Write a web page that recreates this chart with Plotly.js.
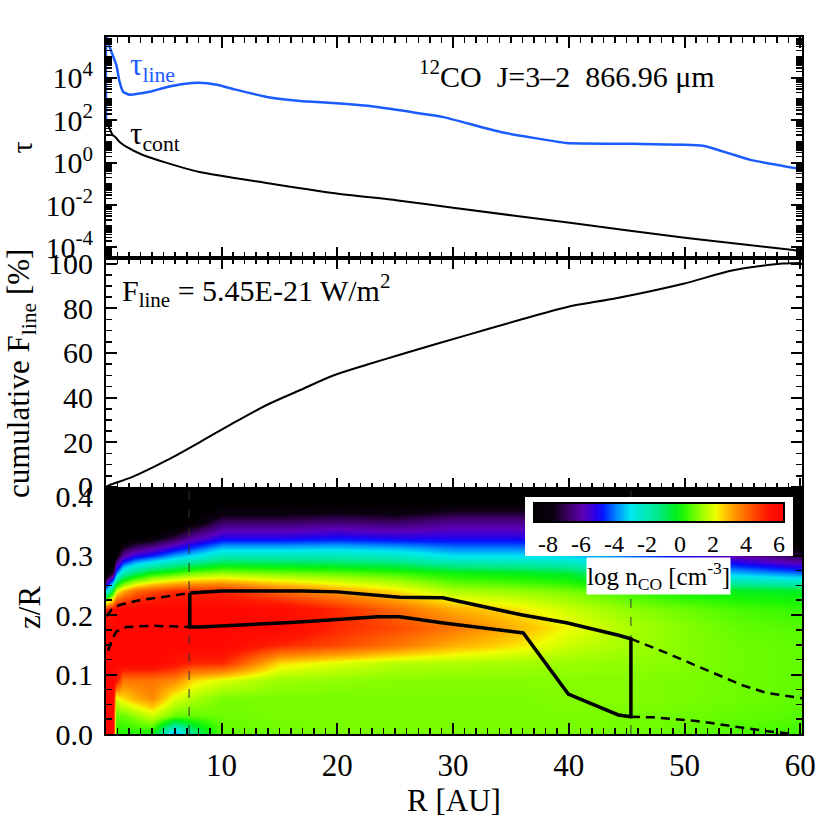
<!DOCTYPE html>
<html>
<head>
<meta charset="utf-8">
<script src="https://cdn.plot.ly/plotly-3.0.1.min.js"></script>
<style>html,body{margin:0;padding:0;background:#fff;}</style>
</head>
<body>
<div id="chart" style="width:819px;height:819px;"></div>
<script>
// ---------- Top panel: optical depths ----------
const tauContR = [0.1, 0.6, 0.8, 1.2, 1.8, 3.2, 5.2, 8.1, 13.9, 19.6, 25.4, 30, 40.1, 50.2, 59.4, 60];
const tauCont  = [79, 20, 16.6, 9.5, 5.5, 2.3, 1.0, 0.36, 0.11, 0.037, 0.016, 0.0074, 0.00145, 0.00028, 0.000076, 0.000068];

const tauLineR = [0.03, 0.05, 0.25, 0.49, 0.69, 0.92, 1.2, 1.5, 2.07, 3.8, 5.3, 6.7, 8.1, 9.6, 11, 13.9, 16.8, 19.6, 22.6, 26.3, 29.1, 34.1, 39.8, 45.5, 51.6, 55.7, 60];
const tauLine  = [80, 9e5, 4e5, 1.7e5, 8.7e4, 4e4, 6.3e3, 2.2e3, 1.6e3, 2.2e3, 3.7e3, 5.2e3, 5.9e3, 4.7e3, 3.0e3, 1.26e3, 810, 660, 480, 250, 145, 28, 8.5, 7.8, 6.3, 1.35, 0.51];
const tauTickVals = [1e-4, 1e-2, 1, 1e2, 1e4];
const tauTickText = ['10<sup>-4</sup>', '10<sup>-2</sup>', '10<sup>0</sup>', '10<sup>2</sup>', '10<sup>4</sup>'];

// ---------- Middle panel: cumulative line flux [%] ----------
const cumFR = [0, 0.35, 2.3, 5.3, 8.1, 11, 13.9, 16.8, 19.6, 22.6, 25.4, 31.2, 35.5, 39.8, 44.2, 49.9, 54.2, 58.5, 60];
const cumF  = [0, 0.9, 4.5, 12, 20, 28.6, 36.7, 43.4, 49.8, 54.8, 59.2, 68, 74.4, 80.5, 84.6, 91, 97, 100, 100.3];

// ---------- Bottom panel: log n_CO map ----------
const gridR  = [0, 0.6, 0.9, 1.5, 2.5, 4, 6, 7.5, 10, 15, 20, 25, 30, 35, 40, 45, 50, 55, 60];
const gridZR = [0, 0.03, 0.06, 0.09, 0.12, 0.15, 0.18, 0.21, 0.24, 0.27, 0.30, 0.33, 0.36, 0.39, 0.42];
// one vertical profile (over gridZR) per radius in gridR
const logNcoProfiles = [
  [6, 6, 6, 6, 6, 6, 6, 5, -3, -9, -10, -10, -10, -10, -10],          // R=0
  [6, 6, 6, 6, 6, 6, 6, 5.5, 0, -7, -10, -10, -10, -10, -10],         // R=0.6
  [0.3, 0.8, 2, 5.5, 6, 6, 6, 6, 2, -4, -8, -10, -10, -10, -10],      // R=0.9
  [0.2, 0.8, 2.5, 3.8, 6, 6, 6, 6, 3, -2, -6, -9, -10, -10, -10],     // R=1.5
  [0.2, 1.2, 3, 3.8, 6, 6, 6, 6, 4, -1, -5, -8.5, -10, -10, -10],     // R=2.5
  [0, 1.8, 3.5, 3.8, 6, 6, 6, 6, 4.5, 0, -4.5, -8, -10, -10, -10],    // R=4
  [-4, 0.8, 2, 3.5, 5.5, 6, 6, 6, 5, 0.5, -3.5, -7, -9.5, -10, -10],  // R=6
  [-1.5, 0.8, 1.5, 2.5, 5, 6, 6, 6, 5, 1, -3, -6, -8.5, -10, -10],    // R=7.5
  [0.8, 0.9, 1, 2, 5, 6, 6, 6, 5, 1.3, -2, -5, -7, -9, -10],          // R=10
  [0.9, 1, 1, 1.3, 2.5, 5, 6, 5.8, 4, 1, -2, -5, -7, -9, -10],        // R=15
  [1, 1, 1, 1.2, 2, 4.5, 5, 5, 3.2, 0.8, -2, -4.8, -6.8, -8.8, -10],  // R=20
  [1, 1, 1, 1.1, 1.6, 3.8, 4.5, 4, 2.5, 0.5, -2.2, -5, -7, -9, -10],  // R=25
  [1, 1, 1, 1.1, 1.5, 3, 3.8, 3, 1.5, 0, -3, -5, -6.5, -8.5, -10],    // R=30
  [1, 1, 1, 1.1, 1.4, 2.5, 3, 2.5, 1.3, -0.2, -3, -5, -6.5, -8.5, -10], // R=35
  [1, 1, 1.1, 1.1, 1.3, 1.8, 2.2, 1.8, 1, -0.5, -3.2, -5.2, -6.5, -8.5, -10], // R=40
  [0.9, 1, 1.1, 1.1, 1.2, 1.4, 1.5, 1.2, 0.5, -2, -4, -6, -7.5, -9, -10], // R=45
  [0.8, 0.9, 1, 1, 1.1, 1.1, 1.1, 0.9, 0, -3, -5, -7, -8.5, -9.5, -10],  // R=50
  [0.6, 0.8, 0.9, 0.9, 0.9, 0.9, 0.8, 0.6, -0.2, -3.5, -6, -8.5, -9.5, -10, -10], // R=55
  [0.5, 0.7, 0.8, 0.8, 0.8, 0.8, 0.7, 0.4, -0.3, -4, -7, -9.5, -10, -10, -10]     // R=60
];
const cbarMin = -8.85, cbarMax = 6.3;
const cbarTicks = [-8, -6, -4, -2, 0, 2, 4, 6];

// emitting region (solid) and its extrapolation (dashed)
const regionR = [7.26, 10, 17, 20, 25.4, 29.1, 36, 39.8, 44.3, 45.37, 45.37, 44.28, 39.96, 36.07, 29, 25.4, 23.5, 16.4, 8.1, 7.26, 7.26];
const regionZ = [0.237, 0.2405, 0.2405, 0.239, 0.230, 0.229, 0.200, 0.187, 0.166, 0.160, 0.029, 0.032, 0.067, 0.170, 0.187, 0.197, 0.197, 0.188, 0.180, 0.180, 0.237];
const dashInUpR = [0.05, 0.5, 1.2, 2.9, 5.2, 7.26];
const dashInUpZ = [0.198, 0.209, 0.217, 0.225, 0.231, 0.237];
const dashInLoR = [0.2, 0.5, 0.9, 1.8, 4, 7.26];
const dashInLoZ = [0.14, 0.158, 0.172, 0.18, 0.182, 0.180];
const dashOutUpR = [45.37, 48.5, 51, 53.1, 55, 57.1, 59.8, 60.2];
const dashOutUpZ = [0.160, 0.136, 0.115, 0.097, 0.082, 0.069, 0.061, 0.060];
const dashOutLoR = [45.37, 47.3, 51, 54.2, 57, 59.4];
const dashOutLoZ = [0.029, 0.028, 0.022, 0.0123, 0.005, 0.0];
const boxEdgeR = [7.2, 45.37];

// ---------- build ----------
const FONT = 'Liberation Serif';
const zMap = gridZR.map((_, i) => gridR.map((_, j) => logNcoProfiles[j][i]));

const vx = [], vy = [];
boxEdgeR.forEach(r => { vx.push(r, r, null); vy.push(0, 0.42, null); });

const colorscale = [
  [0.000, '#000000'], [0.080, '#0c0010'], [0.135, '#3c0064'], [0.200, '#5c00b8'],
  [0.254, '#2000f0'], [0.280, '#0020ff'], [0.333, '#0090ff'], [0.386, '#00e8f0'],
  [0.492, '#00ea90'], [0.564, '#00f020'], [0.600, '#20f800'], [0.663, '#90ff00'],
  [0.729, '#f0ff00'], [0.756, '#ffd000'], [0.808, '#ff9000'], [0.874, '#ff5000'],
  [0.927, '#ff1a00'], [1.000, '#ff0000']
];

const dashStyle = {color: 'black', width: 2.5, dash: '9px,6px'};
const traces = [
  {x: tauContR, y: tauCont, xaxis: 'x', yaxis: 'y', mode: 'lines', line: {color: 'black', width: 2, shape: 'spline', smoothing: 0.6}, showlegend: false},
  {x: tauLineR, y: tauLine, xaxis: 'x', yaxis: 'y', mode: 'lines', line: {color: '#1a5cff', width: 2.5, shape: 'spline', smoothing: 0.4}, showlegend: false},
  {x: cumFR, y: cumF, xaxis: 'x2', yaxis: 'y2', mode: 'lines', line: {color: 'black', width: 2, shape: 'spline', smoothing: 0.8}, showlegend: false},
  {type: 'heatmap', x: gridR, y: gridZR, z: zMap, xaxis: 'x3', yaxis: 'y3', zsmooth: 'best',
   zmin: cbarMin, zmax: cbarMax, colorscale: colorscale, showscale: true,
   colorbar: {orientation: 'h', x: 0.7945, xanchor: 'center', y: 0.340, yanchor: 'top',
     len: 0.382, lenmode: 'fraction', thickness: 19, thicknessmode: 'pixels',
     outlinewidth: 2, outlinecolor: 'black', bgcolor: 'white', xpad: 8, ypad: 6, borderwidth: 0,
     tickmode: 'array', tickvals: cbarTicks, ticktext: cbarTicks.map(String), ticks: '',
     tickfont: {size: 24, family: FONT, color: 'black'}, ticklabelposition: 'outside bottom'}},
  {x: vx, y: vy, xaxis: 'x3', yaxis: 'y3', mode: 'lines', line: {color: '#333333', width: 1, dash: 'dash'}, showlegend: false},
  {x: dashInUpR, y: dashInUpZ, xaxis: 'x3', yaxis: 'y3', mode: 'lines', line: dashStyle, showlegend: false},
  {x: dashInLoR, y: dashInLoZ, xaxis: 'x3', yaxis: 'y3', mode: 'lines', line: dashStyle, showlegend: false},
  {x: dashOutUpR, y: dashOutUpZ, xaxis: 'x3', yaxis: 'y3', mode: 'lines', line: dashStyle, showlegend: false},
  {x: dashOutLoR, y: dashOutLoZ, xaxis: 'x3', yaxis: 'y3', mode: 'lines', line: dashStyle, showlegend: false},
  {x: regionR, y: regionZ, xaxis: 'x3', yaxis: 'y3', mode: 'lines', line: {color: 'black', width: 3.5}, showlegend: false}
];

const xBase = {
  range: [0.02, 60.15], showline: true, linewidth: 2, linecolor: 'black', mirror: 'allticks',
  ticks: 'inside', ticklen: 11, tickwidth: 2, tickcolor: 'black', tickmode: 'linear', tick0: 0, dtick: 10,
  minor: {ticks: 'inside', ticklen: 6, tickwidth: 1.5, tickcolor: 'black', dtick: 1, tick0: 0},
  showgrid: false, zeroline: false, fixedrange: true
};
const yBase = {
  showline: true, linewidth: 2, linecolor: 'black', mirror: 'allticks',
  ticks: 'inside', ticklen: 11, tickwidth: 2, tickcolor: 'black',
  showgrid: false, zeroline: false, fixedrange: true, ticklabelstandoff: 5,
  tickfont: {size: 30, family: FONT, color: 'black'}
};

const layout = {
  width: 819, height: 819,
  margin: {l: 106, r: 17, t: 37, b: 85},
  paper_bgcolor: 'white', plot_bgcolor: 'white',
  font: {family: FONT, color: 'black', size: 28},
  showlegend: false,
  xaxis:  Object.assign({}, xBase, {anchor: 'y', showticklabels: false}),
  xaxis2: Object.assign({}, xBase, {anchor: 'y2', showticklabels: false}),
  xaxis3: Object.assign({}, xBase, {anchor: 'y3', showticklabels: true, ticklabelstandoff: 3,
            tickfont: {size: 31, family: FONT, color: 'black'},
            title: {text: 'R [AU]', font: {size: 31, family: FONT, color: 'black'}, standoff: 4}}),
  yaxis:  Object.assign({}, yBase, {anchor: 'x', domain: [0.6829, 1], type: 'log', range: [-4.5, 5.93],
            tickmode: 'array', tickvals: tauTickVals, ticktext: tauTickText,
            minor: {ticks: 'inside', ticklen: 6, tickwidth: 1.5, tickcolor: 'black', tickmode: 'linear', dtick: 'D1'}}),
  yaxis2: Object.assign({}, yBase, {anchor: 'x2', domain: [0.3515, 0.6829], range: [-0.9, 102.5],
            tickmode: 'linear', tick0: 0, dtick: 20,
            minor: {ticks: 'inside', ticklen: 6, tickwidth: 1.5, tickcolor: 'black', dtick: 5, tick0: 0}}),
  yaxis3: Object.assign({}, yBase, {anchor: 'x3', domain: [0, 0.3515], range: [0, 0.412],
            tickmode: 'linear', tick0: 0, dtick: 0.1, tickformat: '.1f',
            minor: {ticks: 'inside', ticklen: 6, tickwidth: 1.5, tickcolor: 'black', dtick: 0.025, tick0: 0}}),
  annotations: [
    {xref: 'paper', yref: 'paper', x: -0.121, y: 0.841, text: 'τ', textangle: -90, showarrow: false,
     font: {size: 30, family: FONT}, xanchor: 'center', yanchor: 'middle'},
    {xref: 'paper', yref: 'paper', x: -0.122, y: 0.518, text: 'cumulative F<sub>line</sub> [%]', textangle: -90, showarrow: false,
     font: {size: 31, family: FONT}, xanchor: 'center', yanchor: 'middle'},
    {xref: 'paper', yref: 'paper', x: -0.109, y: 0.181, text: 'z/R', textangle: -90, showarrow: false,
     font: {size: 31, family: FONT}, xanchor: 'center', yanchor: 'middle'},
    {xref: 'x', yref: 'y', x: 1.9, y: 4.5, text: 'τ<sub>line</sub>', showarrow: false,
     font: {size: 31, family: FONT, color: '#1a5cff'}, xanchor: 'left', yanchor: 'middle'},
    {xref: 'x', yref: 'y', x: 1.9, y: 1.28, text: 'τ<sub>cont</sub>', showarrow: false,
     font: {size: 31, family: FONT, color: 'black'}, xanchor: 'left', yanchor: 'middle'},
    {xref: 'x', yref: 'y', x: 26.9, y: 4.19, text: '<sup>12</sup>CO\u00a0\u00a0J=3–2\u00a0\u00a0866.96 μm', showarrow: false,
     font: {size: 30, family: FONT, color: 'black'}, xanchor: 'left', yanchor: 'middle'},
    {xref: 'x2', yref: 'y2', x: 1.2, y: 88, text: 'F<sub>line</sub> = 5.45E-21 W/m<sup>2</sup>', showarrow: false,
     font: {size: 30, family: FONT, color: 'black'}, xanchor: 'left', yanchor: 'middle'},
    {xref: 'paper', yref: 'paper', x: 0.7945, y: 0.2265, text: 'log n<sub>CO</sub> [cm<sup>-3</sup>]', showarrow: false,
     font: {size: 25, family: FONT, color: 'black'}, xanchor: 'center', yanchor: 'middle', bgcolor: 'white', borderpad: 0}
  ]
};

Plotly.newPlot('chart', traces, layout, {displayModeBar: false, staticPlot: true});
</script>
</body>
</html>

> SHORT TASK
Begin at the first line of the material and copy each line exactly through the one containing "97, 100, 100.3];". Omit pictures.

> COMPLETED EXERCISE
Write a web page that recreates this chart with Plotly.js.
<!DOCTYPE html>
<html>
<head>
<meta charset="utf-8">
<script src="https://cdn.plot.ly/plotly-3.0.1.min.js"></script>
<style>html,body{margin:0;padding:0;background:#fff;}</style>
</head>
<body>
<div id="chart" style="width:819px;height:819px;"></div>
<script>
// ---------- Top panel: optical depths ----------
const tauContR = [0.1, 0.6, 0.8, 1.2, 1.8, 3.2, 5.2, 8.1, 13.9, 19.6, 25.4, 30, 40.1, 50.2, 59.4, 60];
const tauCont  = [79, 20, 16.6, 9.5, 5.5, 2.3, 1.0, 0.36, 0.11, 0.037, 0.016, 0.0074, 0.00145, 0.00028, 0.000076, 0.000068];

const tauLineR = [0.03, 0.05, 0.25, 0.49, 0.69, 0.92, 1.2, 1.5, 2.07, 3.8, 5.3, 6.7, 8.1, 9.6, 11, 13.9, 16.8, 19.6, 22.6, 26.3, 29.1, 34.1, 39.8, 45.5, 51.6, 55.7, 60];
const tauLine  = [80, 9e5, 4e5, 1.7e5, 8.7e4, 4e4, 6.3e3, 2.2e3, 1.6e3, 2.2e3, 3.7e3, 5.2e3, 5.9e3, 4.7e3, 3.0e3, 1.26e3, 810, 660, 480, 250, 145, 28, 8.5, 7.8, 6.3, 1.35, 0.51];
const tauTickVals = [1e-4, 1e-2, 1, 1e2, 1e4];
const tauTickText = ['10<sup>-4</sup>', '10<sup>-2</sup>', '10<sup>0</sup>', '10<sup>2</sup>', '10<sup>4</sup>'];

// ---------- Middle panel: cumulative line flux [%] ----------
const cumFR = [0, 0.35, 2.3, 5.3, 8.1, 11, 13.9, 16.8, 19.6, 22.6, 25.4, 31.2, 35.5, 39.8, 44.2, 49.9, 54.2, 58.5, 60];
const cumF  = [0, 0.9, 4.5, 12, 20, 28.6, 36.7, 43.4, 49.8, 54.8, 59.2, 68, 74.4, 80.5, 84.6, 91, 97, 100, 100.3];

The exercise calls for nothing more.